Professor Khurshid’s View on the G7 Meeting

Professor Khurshid’s core critique is that Global North leadership structures inherently reproduce a “master-servant dynamic” rather than fostering an equal, justice-based partnership. Applying his thought to the current G7 actions regarding Iran reveals critical mismatches.
1. Deconstructing the Évian G7 Agenda: Strategic Interest vs. Moral Integrity
Professor Khurshid’s writings draw a sharp line between “instrumental mediation” (peacekeeping driven by a desire to preserve the status quo) and “moral mediation” (peacekeeping driven by absolute justice).
When the G7 leaders meet in Évian-les-Bains to draft resolutions on Iran, their primary tools are economic leverage: secondary sanctions, maritime security coalitions, and energy price caps. Professor Khurshid would argue that this approach views the Iranian crisis purely through a lens of geopolitical expediency.
For the G7, a wider conflict involving Iran is a catastrophic variable for Western markets because of its impact on oil prices and the security of the Strait of Hormuz. He would argue that by reducing a deep-seated historical and political conflict to a “risk-management exercise for global markets,” the Global North strips the crisis of its human and ethical dimensions. Real peace cannot be engineered through the lens of protecting Western economic hegemony; it requires addressing the core grievances and sovereign rights of the nations involved.
2. The Évian Summit as a “Master-Servant” Echo chamber
A central pillar of Professor Khurshid’s thought is that Western-dominated policy forums inherently reproduce colonial-era hierarchies, even if they use modern diplomatic language. The G7—an exclusive club of industrialized Western powers (plus Japan)—is the ultimate expression of this exclusive architecture.
When this exclusive group issues unilateral mandates to Iran or establishes the “acceptable parameters” for Middle Eastern security, it operates entirely within the master-servant dynamic that Professor Khurshid spent his life critiquing.
- Cultural Assimilation as a Prerequisite: He noted that the Global North often conditions normal diplomatic and economic relations on the Global South adopting Western political templates or dropping distinct ideological frameworks.
- The Application to Iran: The G7’s framework treats Iran not as a sovereign regional power with its own distinct civilizational identity, but as a “disruptive actor” that must be disciplined until it conforms to Western-centric norms.

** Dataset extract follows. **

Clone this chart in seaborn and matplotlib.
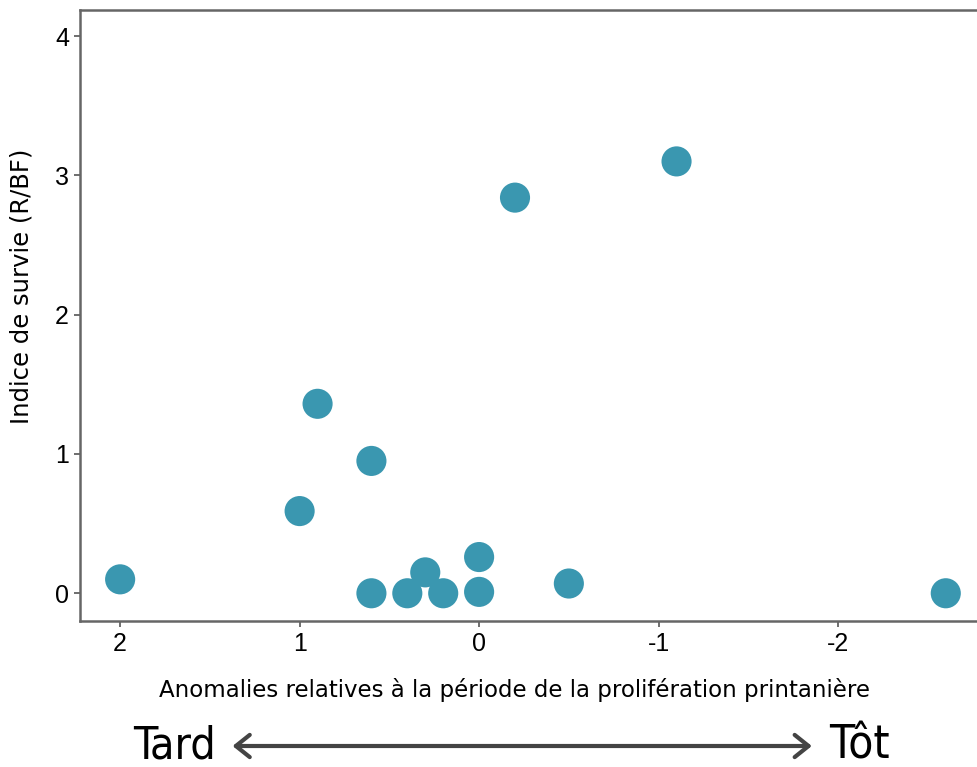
import matplotlib
matplotlib.use("Agg")
import matplotlib.pyplot as plt
import seaborn as sns
import pandas as pd

# data
anomalie = [2.0, 1.0, 0.9, 0.6, 0.6, 0.4, 0.3, 0.2, 0.0, 0.0, -0.2, -0.5, -1.1, -2.6]
survie = [0.10, 0.59, 1.36, 0.95, 0.0, 0.0, 0.15, 0.0, 0.26, 0.01, 2.84, 0.07, 3.10, 0.0]
x_ticks = [2, 1, 0, -1, -2]
y_ticks = [0, 1, 2, 3, 4]

df = pd.DataFrame({"anomalie": anomalie, "survie": survie})

sns.set_style("white")
plt.rcParams["font.family"] = ["Liberation Sans", "DejaVu Sans"]
plt.rcParams["text.color"] = "black"
plt.rcParams["axes.labelcolor"] = "black"

fig = plt.figure(figsize=(9.77, 7.67), dpi=100)
ax = fig.add_axes([0.082, 0.19, 0.918, 0.797])

sns.scatterplot(data=df, x="anomalie", y="survie", ax=ax, s=470,
                color="#3a97b0", edgecolor="none", zorder=3)

ax.set_xlim(2.223, -2.774)
ax.set_ylim(-0.201, 4.187)
ax.set_xticks(x_ticks)
ax.set_yticks(y_ticks)
ax.set_xticklabels([str(t) for t in x_ticks])
ax.set_yticklabels([str(t) for t in y_ticks])
ax.tick_params(axis="both", labelsize=18, length=4, width=1.2, labelcolor="black",
               color="#555555", direction="out", bottom=True, left=True, pad=4)

for side in ["left", "bottom", "top"]:
    ax.spines[side].set_color("#666666")
    ax.spines[side].set_linewidth(1.8)
ax.spines["right"].set_visible(False)

ax.set_xlabel("Anomalies relatives à la période de la prolifération printanière",
              fontsize=16.5, family="DejaVu Sans")
ax.set_ylabel("Indice de survie (R/BF)", fontsize=17.5, family="DejaVu Sans")
ax.xaxis.set_label_coords(0.484, -0.092)
ax.yaxis.set_label_coords(-0.052, 0.548)

# Tard <-> Tôt annotation under the axis
y_arrow = 1 - 746 / 767
fig.text(0.136, y_arrow, "Tard", fontsize=32, family="DejaVu Sans", stretch="condensed",
         ha="left", va="center")
fig.text(0.849, y_arrow, "Tôt", fontsize=33, family="DejaVu Sans", stretch="condensed",
         ha="left", va="center")
fig.add_artist(matplotlib.patches.FancyArrowPatch(
    (0.238, y_arrow), (0.831, y_arrow), transform=fig.transFigure,
    arrowstyle="<->,head_length=0.5,head_width=0.4", color="#444444", lw=3,
    mutation_scale=20, shrinkA=0, shrinkB=0))

fig.savefig("out.png", dpi=100)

Professor Khurshid would argue that true conflict resolution is impossible when one side demands that the other abandon its core identity as a prerequisite for entering the room.
3. Ethical Globalization vs. Coercive Sanctions
As an economist who pioneered Islamic economic models, Professor Khurshid looked closely at how international financial systems are weaponized. The G7’s primary weapon against Iran has long been the global financial architecture—disconnecting banks from SWIFT, freezing foreign assets, and embargoing trade.
Professor Khurshid argued for “ethical globalization,” where economic interconnectedness is used to uplift populations rather than to starve sovereign states into political submission. He would view the G7’s collective economic warfare against Iran with extreme skepticism, pointing out two major flaws:
- It inflicts widespread suffering on ordinary citizens, which violates the Islamic principle of absolute justice.
- It reinforces Western hegemony over global financial networks, proving that the current international order is designed to penalize any nation that attempts to chart an independent economic or political course.
4. The Path Forward: Asserting Muslim Agency
Professor Khurshid’s philosophy was never purely reactive; he always offered a proactive vision. He would argue that Iran, its neighbors, and the wider Muslim world should not merely react to the declarations coming out of France. Instead, they must actively bypass them.
He would call for a “moral reawakening” in regional diplomacy, urging the following steps:
- Alternative Regional Frameworks: Rather than waiting for G7 or Western-led mediation, regional powers should utilize and strengthen independent bodies (like a revitalized Organization of Islamic Cooperation or regional South-South coalitions) to mediate conflicts internally.
- Intellectual Agency: Muslim scholars and policymakers must formulate their own definitions of security, deterrence, and peace, rather than adopting the terminology of the Global North (such as “rules-based international order,” which he viewed as a euphemism for Western-defined rules).
If Professor Khurshid Ahmad were assessing the current G7 summit’s impact on the Iran crisis, he would warn that the West cannot build a stable peace using the tools of domination. The Évian declarations will ultimately fail to resolve the conflict because they attempt to manage symptoms rather than heal the disease. True stability will only emerge when the Global North stops acting as a global overseer and accepts the Muslim world as an equal, irreplaceable partner in global governance.